The great writer was serially unfaithful, seeking comfort in religious faith and sexual adventure. As Updike explained it: “If you have a secret, submerged, second life, you have somehow transcended or outwitted the confines of a single life.” That’s one way of excusing infidelity.
Suzy Powling
Leiston, Suffolk

These children deserve more

Your article ‘Profiteering off children’: care firms in England accused of squeezing cash from councils told only half the story. It’s not just care facilities that are charging exorbitant fees, it is private special schools too. My colleagues and I wrote to 24 local authorities with freedom of information requests asking how much was spent on private special school places. All the authorities used such schools, with a spend of up to £300,000 per child per year. One large county council sent 1,765 children to these schools in 2022, at a cost to the council of £84m.

These costs have been rising relentlessly over the past few years. The most obvious question that arises is whether the expenditure on a private special school placement – almost 50 times the cost of a regular school placement – could not be used more imaginatively on some kind of alternative, inclusive solution to a child’s needs.
Gary Thomas, Emeritus Professor in Education, University of Birmingham

Zionist? Anti-Zionist?

Kenan Malik is quite right that “Islamophobia” is a less-than-ideal term that conflates criticism of a religion with prejudice and bigotry against Muslims, and that the latter is better called out precisely as such (“Blurring the line between criticism and bigotry fuels hatred of Muslims and Jews”, Comment).

But he risks falling into the same trap when he transfers the idea to “anti-Zionism” in relation to antisemitism. Zionism, an ideal born out of centuries of persecution in the Jewish diaspora, means nothing more nor less than the aspiration of the Jewish people to have self-determination in their own country. As such, it is compatible with a two-state solution that would see the same aspiration fulfilled for both Palestinians and Jews.

Opposition to the Israeli occupation of the West Bank, its treatment of Palestinians or its bombardment of Gaza should be called out as such.

Labelling them “Zionist”, now commonly employed as a term of abuse, plays into the hands of extremists, since anti-Zionism implies not a peaceful settlement between the two peoples but the abolition of the Israeli state, an objective that would only widen and prolong the cycle of suffering.

It also implies that the Jewish people do not deserve the nationhood that other peoples take for granted, explaining why many Jews consider anti-Zionism (properly understood) to be antisemitic.
Adrian Lister
London N22

A hit, a very palpable hit

Vanessa Thorpe’s thoughtful piece made me wonder whether theatres need to try quite so hard (Walkouts and rows in the stalls as politics enters Theatreland stage left – or maybe right).
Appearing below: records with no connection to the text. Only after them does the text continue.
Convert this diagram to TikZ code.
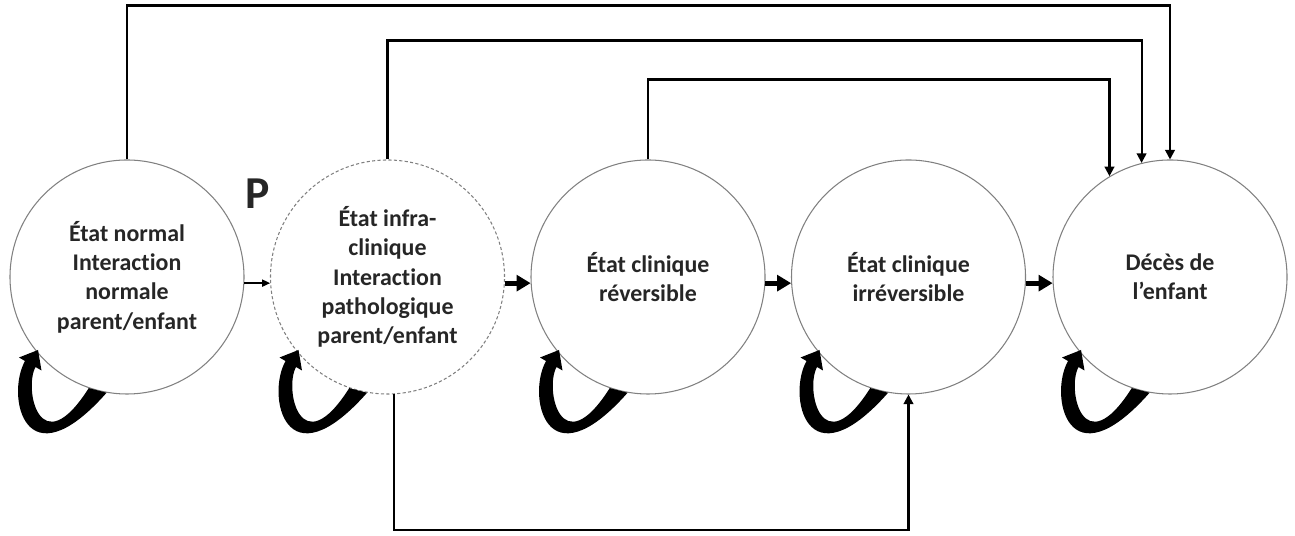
\documentclass[tikz,border=0pt]{standalone}
\usepackage{fontspec}
\setmainfont{Carlito}[Ligatures={NoCommon,NoContextual}]
\usetikzlibrary{arrows.meta,positioning,calc}

\begin{document}
\begin{tikzpicture}[
    state/.style={circle, draw=gray, line width=0.6pt, minimum size=4.68cm, inner sep=0pt, align=center, text=black!85, font=\bfseries\fontsize{13.6}{16.7}\selectfont},
    subclinical/.style={state, dash pattern=on 1.8pt off 1.3pt},
    thinarrow/.style={line width=0.8pt, -{Triangle[length=4.5pt, width=4pt]}},
    steparrow/.style={line width=3pt, -{Triangle[length=8pt, width=9pt]}},
    link/.style={line width=1.2pt, -{Triangle[length=5.5pt, width=5.5pt]}},
    selfloop/.style={fill=black}
]
\useasboundingbox (0,0) rectangle (25.9,10.72);

% States
\node[state] (normal) at (2.54, 5.18) {État normal\\Interaction\\normale\\parent/enfant};
\node[subclinical] (infra) at (7.75, 5.18) {État infra-\\clinique\\Interaction\\pathologique\\parent/enfant};
\node[state] (rev) at (12.96, 5.18) {État clinique\\réversible};
\node[state] (irrev) at (18.17, 5.18) {État clinique\\irréversible};
\node[state] (death) at (23.40, 5.18) {Décès de\\l’enfant};

% Label P
\node[font=\bfseries\fontsize{26}{30}\selectfont, text=black!85] (plabel) at (5.15, 6.84) {P};

% Transitions between neighbours
\draw[thinarrow] (normal.-3) -- (infra.183);
\draw[steparrow] (infra.-3) -- (rev.183);
\draw[steparrow] (rev.-3) -- (irrev.183);
\draw[steparrow] (irrev.-3) -- (death.183);

% Links to death
\draw[link] (normal.north) -- ++(0,3.08) -| (death.north);
\draw[link] (infra.north) -- ++(0,2.38) -| (death.104);
\draw[link] (rev.north) -- ++(0,1.6) -| (death.121);

% Link from subclinical to irreversible
\draw[link] (infra.-87) -- ++(0,-2.72) -| (irrev.south);

% Self loops (curved ribbon arrows)
\foreach \s in {normal, infra, rev, irrev, death} {
    \begin{scope}[shift={(\s.center)}]
    \fill[selfloop] (\s.-100) .. controls (-2.04,-4.16) and (-2.43,-2.38) .. (-2.04,-1.68)
        -- (-2.16,-1.61) -- (-1.78,-1.46) -- (-1.71,-1.87) -- (-1.83,-1.80)
        .. controls (-2.07,-2.24) and (-1.74,-3.76) .. (\s.-109) -- cycle;
    \end{scope}
}

\end{tikzpicture}
\end{document}
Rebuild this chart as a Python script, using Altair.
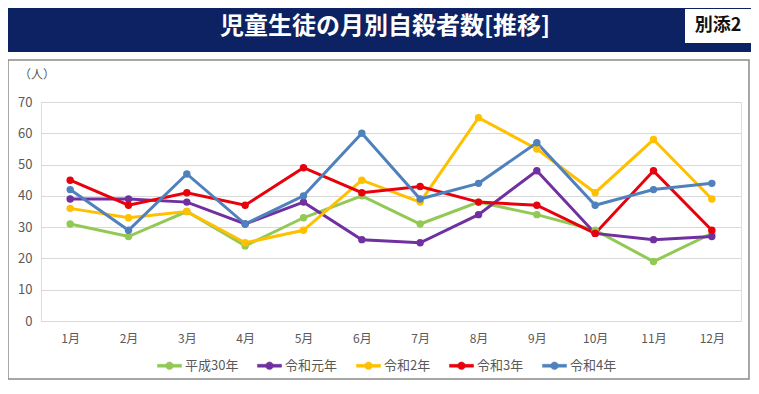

Early in 2019, with the Brexit debacle at its height, I was at several performances of Richard II at the Sam Wanamaker Playhouse in London. When John of Gaunt declared that “England… hath made a shameful conquest of itself”, towards the end of his “scepter’d isle” speech, the reaction was palpable: gasps of recognition, wry chuckles, even stamping of feet and spontaneous applause. The audience got it every time – even 400 years later.